The split of the result for the calendar year between open years and run-off years is a loss of £30.9m for the open years and a loss of £8.0m for the run-off years.
The two defining events in calendar year 2017 were the CAT losses arising from three major hurricanes Harvey, Irma and Maria, impacting the open years and the external RITC premium attaching to the run-off years.
The key performance indicators for the calendar year are set out below:
|Key performance indicators||2017 (Calendar Year)||2016 (Calendar Year)|
|Gross premiums written||£109.4m||£61.8m|
|Gross premiums, net of acquisition costs||£88.3m||£50.9m|
|Total comprehensive income||£(37.1m)||£(21.0m)|
|Cash and investments including overseas deposits||£54.5m||£28.8m|
The high combined ratio was driven by the continued loss exposure of the syndicate run-off years with no premiums against which to offset these losses and the incurred administrative expense base for the new Hamilton years exceeding the low earned premium base at an early stage in development.
Hamilton said that this remained the case in 2017, with the additional factor of the hurricane losses contributing to a higher than planned combined ratio for the 2017 year of account.
However, Hamilton said that overall the open years combined ratio saw a modest improvement due to the favourable impact of the earn out of premiums. “Significant investment has been made by the Hamilton Insurance Group to build-out and support the 2016 and 2017 year of accounts and future Hamilton years, with headcount in the managing agency having risen from 48 to 72 between the 2016 and 2017 year-ends”, Hamilton said.
The net loss impact of the HIM losses booked in the 2017 year of account was £14.6m. In addition a further £1.5m of net claims arose from the Mexico earthquake in September 2017. Excluding these losses, the result for the year becomes £10.3m, which was in line with the 12 months forecast in the 2017 plan.
Hamilton recognized that the Syndicate needed to get to a scale such that it can absorb the costs of a full service Lloyd’s Syndicate; as such it was expected that 2018 would also run at a net loss position.
Hamilton said that it would “continue to build out the infrastructure needed to support a fully-fledged Lloyd’s syndicate, whilst ensuring we keep to a simple and relatively low-cost operating model”.
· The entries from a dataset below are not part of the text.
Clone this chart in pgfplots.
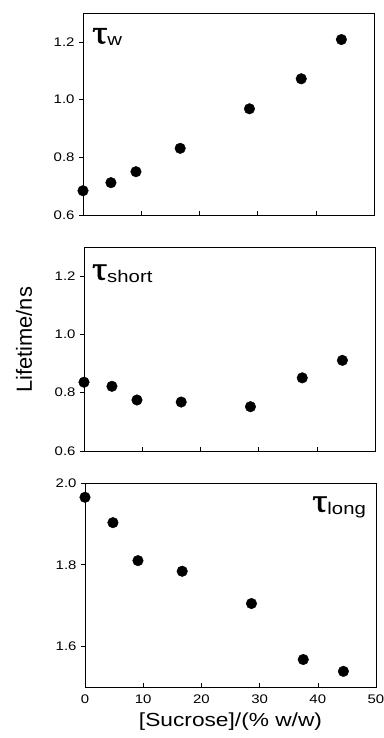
\documentclass[border=0pt]{standalone}
\usepackage{pgfplots}
\pgfplotsset{compat=1.18}
\usepackage{fontspec}
\setmainfont{Liberation Sans}[FakeStretch=1.2]
\newfontfamily\ylabfont{Liberation Sans}
\newfontfamily\taufont{Liberation Serif}[FakeStretch=1.15, FakeBold=1.5]
\newcommand{\taulab}[1]{{\taufont\fontsize{33}{33}\selectfont τ}\raisebox{-2.5pt}{\fontsize{17}{17}\selectfont #1}}
\pgfplotsset{
  panel/.style={
    scale only axis, width=291bp,
    xmin=0, xmax=50, xtick={0,10,...,50},
    xtick align=inside, ytick align=outside,
    xtick pos=left, ytick pos=left,
    major tick length=4bp,
    tick style={black, line width=0.6pt},
    axis line style={line width=0.6pt},
    /pgf/number format/assume math mode=true,
    tick label style={font=\fontsize{12.5}{12.5}\selectfont},
    yticklabel style={/pgf/number format/fixed, /pgf/number format/fixed zerofill, /pgf/number format/precision=1, xshift=-1bp},
    clip=false,
  },
}
\begin{document}
\begin{tikzpicture}[x=1bp,y=1bp]
\useasboundingbox (0,0) rectangle (383,738);
% panel 1: tau_w
\begin{axis}[panel, at={(83bp,523bp)}, anchor=south west, height=202bp,
  ymin=0.6, ymax=1.3, ytick={0.6,0.8,1.0,1.2}, xticklabels={}]
\addplot[only marks, mark=*, mark size=5.3bp, black] coordinates {
(0,0.684) (4.8,0.712) (9.1,0.750) (16.7,0.831) (28.6,0.968) (37.5,1.072) (44.4,1.208)};
\node[anchor=base west, inner sep=0pt] at (rel axis cs:0.031,0.85) {\taulab{w}};
\end{axis}
% panel 2: tau_short
\begin{axis}[panel, at={(84bp,287bp)}, anchor=south west, height=204bp,
  ymin=0.6, ymax=1.3, ytick={0.6,0.8,1.0,1.2}, xticklabels={}]
\addplot[only marks, mark=*, mark size=5.3bp, black] coordinates {
(0,0.836) (4.8,0.822) (9.1,0.775) (16.7,0.768) (28.6,0.752) (37.5,0.851) (44.4,0.911)};
\node[anchor=base west, inner sep=0pt] at (rel axis cs:0.027,0.84) {\taulab{short}};
\end{axis}
% panel 3: tau_long
\begin{axis}[panel, at={(85bp,50.7bp)}, anchor=south west, height=204.3bp,
  ymin=1.5, ymax=2.0, ytick={1.6,1.8,2.0},
  xticklabel style={yshift=-4bp},
  xlabel={[Sucrose]/(\% w/w)},
  xlabel style={font=\fontsize{19}{19}\selectfont, yshift=-2bp}]
\addplot[only marks, mark=*, mark size=5.3bp, black] coordinates {
(0,1.965) (4.8,1.903) (9.1,1.810) (16.7,1.784) (28.6,1.705) (37.5,1.568) (44.4,1.539)};
\node[anchor=base east, inner sep=0pt] at (rel axis cs:0.966,0.86) {\taulab{long}};
\end{axis}
\node[rotate=90, font=\ylabfont\fontsize{22}{22}\selectfont] at (24,398) {Lifetime/ns};
\end{tikzpicture}
\end{document}
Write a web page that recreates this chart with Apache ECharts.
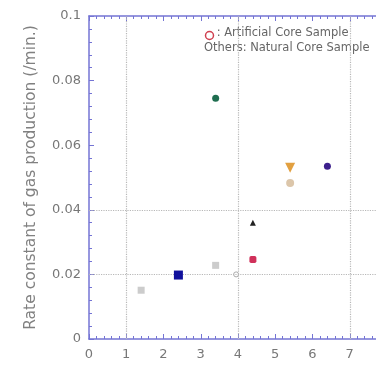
<!DOCTYPE html>
<html>
<head>
<meta charset="utf-8">
<script src="https://cdn.jsdelivr.net/npm/echarts@6/dist/echarts.min.js"></script>
<style>
  html, body { margin: 0; padding: 0; background: #fff; }
  #chart { width: 376px; height: 372px; }
</style>
</head>
<body>
<div id="chart"></div>
<script>
// sample points: [x, rate constant]
const graySmall = [[1.4, 0.0151], [3.4, 0.0228]]
const blueSq = [[2.4, 0.0198]]
const redSq = [[4.4, 0.0246]]
const greenDot = [[3.4, 0.0745]]
const blackMark = [[4.4, 0.036]]
const orangeTri = [[5.4, 0.053]]
const beigeDot = [[5.4, 0.0483]]
const purpleDot = [[6.4, 0.0535]]
const openDot = [[3.95, 0.02]]

const xTicks = [0, 1, 2, 3, 4, 5, 6, 7, 8]
const gridXs = [1, 4, 7]
const gridYs = [0.02, 0.04]

const axisBlue = '#7474d4'
const font = 'DejaVu Sans'

function pts(name, data, symbol, size, color, rotate) {
    return {
        name: name,
        type: 'scatter',
        data: data,
        symbol: symbol,
        symbolSize: size,
        symbolRotate: rotate || 0,
        itemStyle: {color: color, opacity: 1},
        z: 5
    }
}

let baseX = {
    type: 'value',
    min: xTicks[0],
    max: xTicks[xTicks.length - 1],
    interval: 1
}

let option = {
    backgroundColor: '#fff',
    animation: false,
    // plot runs past the right edge of the picture
    grid: {left: 89, top: 16, bottom: 33, right: -11, outerBoundsMode: 'none', containLabel: false},
    xAxis: [
        Object.assign({}, baseX, {
            position: 'bottom',
            axisLine: {lineStyle: {color: axisBlue, width: 1.5}},
            axisTick: {inside: true, length: 5, lineStyle: {color: axisBlue}},
            minorTick: {show: true, splitNumber: 5, length: 3, lineStyle: {color: axisBlue}},
            axisLabel: {color: '#777', fontSize: 13, fontFamily: font, margin: 9},
            splitLine: {show: false}
        }),
        Object.assign({}, baseX, {
            position: 'top',
            axisLine: {lineStyle: {color: axisBlue, width: 1.5}},
            axisTick: {inside: true, length: 5, lineStyle: {color: axisBlue}},
            minorTick: {show: true, splitNumber: 5, length: 3, lineStyle: {color: axisBlue}},
            axisLabel: {show: false},
            splitLine: {show: false}
        })
    ],
    yAxis: {
        type: 'value',
        min: 0,
        max: 0.1,
        interval: 0.02,
        name: 'Rate constant of gas production (/min.)',
        nameLocation: 'middle',
        nameGap: 50,
        nameTextStyle: {color: '#808080', fontSize: 15.5, fontFamily: font},
        axisLine: {show: true, lineStyle: {color: axisBlue, width: 1.5}},
        axisTick: {show: true, inside: true, length: 5, lineStyle: {color: axisBlue}},
        minorTick: {show: true, splitNumber: 5, length: 3, lineStyle: {color: axisBlue}},
        axisLabel: {color: '#777', fontSize: 13, fontFamily: font, margin: 8},
        splitLine: {show: false}
    },
    graphic: [
        {type: 'circle', left: 203, top: 29, shape: {r: 4},
            style: {fill: 'none', stroke: '#d04050', lineWidth: 1.5}},
        {type: 'text', left: 213, top: 27,
            style: {text: ' : Artificial Core Sample', fill: '#666', fontSize: 11.5, fontFamily: font}},
        {type: 'text', left: 204, top: 42,
            style: {text: 'Others: Natural Core Sample', fill: '#666', fontSize: 11.5, fontFamily: font}}
    ],
    series: [
        {
            name: 'grid',
            type: 'scatter',
            data: [],
            markLine: {
                silent: true,
                symbol: 'none',
                label: {show: false},
                lineStyle: {color: '#b8b8b8', type: 'dotted', width: 1.2},
                data: gridXs.map(v => ({xAxis: v})).concat(gridYs.map(v => ({yAxis: v})))
            }
        },
        pts('gray', graySmall, 'rect', 7, '#cccccc'),
        pts('blue', blueSq, 'rect', 9, '#10109c'),
        pts('red', redSq, 'roundRect', 7, '#d0305a'),
        pts('green', greenDot, 'circle', 7, '#1f6e50'),
        pts('black', blackMark, 'triangle', 6, '#222222'),
        pts('orange', orangeTri, 'triangle', 10, '#e2a040', 180),
        pts('beige', beigeDot, 'circle', 8, '#dcc6aa'),
        pts('purple', purpleDot, 'circle', 7, '#3c1f8c'),
        {
            name: 'open',
            type: 'scatter',
            data: openDot,
            symbol: 'circle',
            symbolSize: 5,
            itemStyle: {color: '#fff', borderColor: '#aaa', borderWidth: 1, opacity: 1}
        }
    ]
}

let mychart = echarts.init(document.getElementById('chart'))
mychart.setOption(option)
</script>
</body>
</html>
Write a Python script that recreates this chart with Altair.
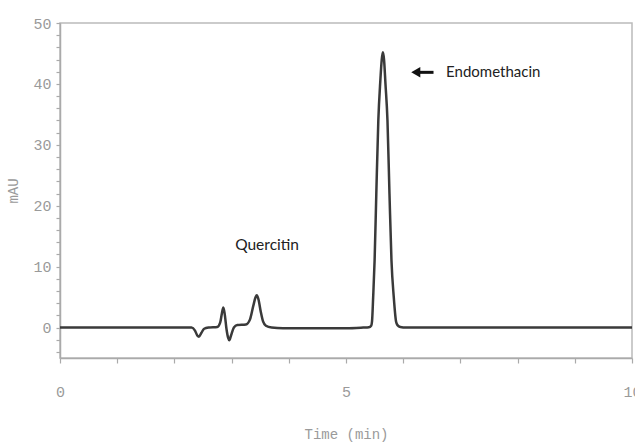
import altair as alt
import pandas as pd

# Chromatogram trace (time in min, absorbance in mAU)
time_min = [0.0, 1.0, 2.0, 2.30, 2.36, 2.40, 2.43, 2.47, 2.52, 2.60, 2.75, 2.80, 2.83, 2.855,
            2.88, 2.91, 2.94, 2.96, 2.99, 3.04, 3.10, 3.25, 3.32, 3.38, 3.42, 3.44, 3.47,
            3.51, 3.55, 3.60, 3.70, 3.90, 4.50, 5.00, 5.30, 5.40, 5.44, 5.455, 5.475, 5.50,
            5.53, 5.565, 5.60, 5.625, 5.645, 5.665, 5.69, 5.725, 5.76, 5.795, 5.835, 5.875,
            5.90, 5.95, 6.05, 7.0, 8.0, 9.0, 10.0]
mau = [0.0, 0.0, 0.0, 0.0, -0.5, -1.3, -1.5, -0.9, -0.2, 0.0, 0.1, 0.8, 2.3, 3.3,
       2.2, -0.2, -1.7, -2.1, -1.3, 0.0, 0.4, 0.5, 1.3, 3.6, 5.0, 5.3, 4.6,
       2.6, 1.0, 0.3, 0.0, -0.1, -0.1, -0.1, 0.0, 0.05, 0.3, 1.0, 5.0, 11.0,
       22.0, 34.0, 40.5, 44.0, 45.2, 44.0, 40.0, 34.0, 22.0, 11.0, 5.0, 1.0,
       0.4, 0.1, 0.0, 0.0, 0.0, 0.0, 0.0]

# Annotations
label_text = ["Quercitin", "Endomethacin"]
label_time = [3.62, 6.75]
label_mau = [13.5, 42.0]
label_align = ["center", "left"]
arrow_start = [6.22]
arrow_end = [6.53]
arrow_mau = [41.9]

# Axis ticks
x_ticks = list(range(0, 11))
y_ticks = list(range(-4, 51, 2))

trace = pd.DataFrame({"t": time_min, "v": mau})
q_lab = pd.DataFrame({"text": label_text[:1], "t": label_time[:1], "v": label_mau[:1]})
e_lab = pd.DataFrame({"text": label_text[1:], "t": label_time[1:], "v": label_mau[1:]})
arrow = pd.DataFrame({"t": arrow_start, "t2": arrow_end, "v": arrow_mau})

xscale = alt.Scale(domain=[0, 10], nice=False, zero=False)
yscale = alt.Scale(domain=[-5, 50], nice=False, zero=False)

axis_common = dict(
    grid=False,
    domainColor="#aaaaaa",
    domainWidth=1.5,
    tickColor="#aaaaaa",
    tickWidth=1.2,
    labelFont="Liberation Mono",
    labelFontSize=15,
    labelColor="#9a9a9a",
    labelFlush=False,
    titleFont="Liberation Mono",
    titleFontSize=14,
    titleFontWeight="normal",
    titleColor="#9a9a9a",
)

X = alt.X("t:Q", scale=xscale, title="Time (min)",
          axis=alt.Axis(values=x_ticks, tickSize=5, labelPadding=21, format="d",
                        labelExpr="datum.value % 5 == 0 ? datum.label : ''",
                        titlePadding=28, **axis_common))
Y = alt.Y("v:Q", scale=yscale, title="mAU",
          axis=alt.Axis(values=y_ticks, tickSize=4, labelPadding=5, format="d",
                        labelExpr="datum.value % 10 == 0 ? datum.label : ''",
                        titlePadding=12, **axis_common))

line = alt.Chart(trace).mark_line(
    color="#3a3a3a", strokeWidth=2.5, interpolate="monotone"
).encode(x=X, y=Y)

text_q = alt.Chart(q_lab).mark_text(
    font="Lato", fontSize=15.5, color="#222222", align=label_align[0], baseline="middle"
).encode(x=X, y=Y, text="text:N")
text_e = alt.Chart(e_lab).mark_text(
    font="Lato", fontSize=15, color="#222222", align=label_align[1], baseline="middle"
).encode(x=X, y=Y, text="text:N")

shaft = alt.Chart(arrow).mark_rule(color="#111111", strokeWidth=3).encode(
    x=X, x2="t2:Q", y=Y)
head = alt.Chart(arrow).mark_point(
    shape="triangle-left", filled=True, color="#111111", size=110, opacity=1
).encode(x=X, y=Y)

chart = alt.layer(line, text_q, text_e, shaft, head).properties(
    width=572, height=335,
    padding={"left": 60, "top": 23, "right": 3, "bottom": 86},
    autosize=alt.AutoSizeParams(type="none"),
    background="white",
).configure_view(stroke="#bbbbbb", strokeWidth=1.5)

chart.save("out.html", embed_options={"renderer": "svg", "actions": False})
Hamilton said that the risks to UK economic growth remained significant, not least because of the UK’s decision to leave the EU, but noted that the proportion of business arising from the EU was not material to Syndicate 3334. “The Syndicate is committed to putting in place the necessary systems and processes at be able to participate in the Lloyd’s Brexit solution, i.e. the proposed Lloyd’s Insurance Company, based in Belgium”, Hamilton said.
The Hamilton Group has provided the Funds at Lloyd’s for the 2018 year of account. Business is predominantly written in US dollars so the capital base has been put up in USD to avoid currency mismatching. The forecast gross written premium for this year of account is £149.5m, which builds on the 2017 year of account underwriting base (plan for 2017: £122.5m). Growth enhancements include the addition of a cyber class and recruitment of a political violence underwriter.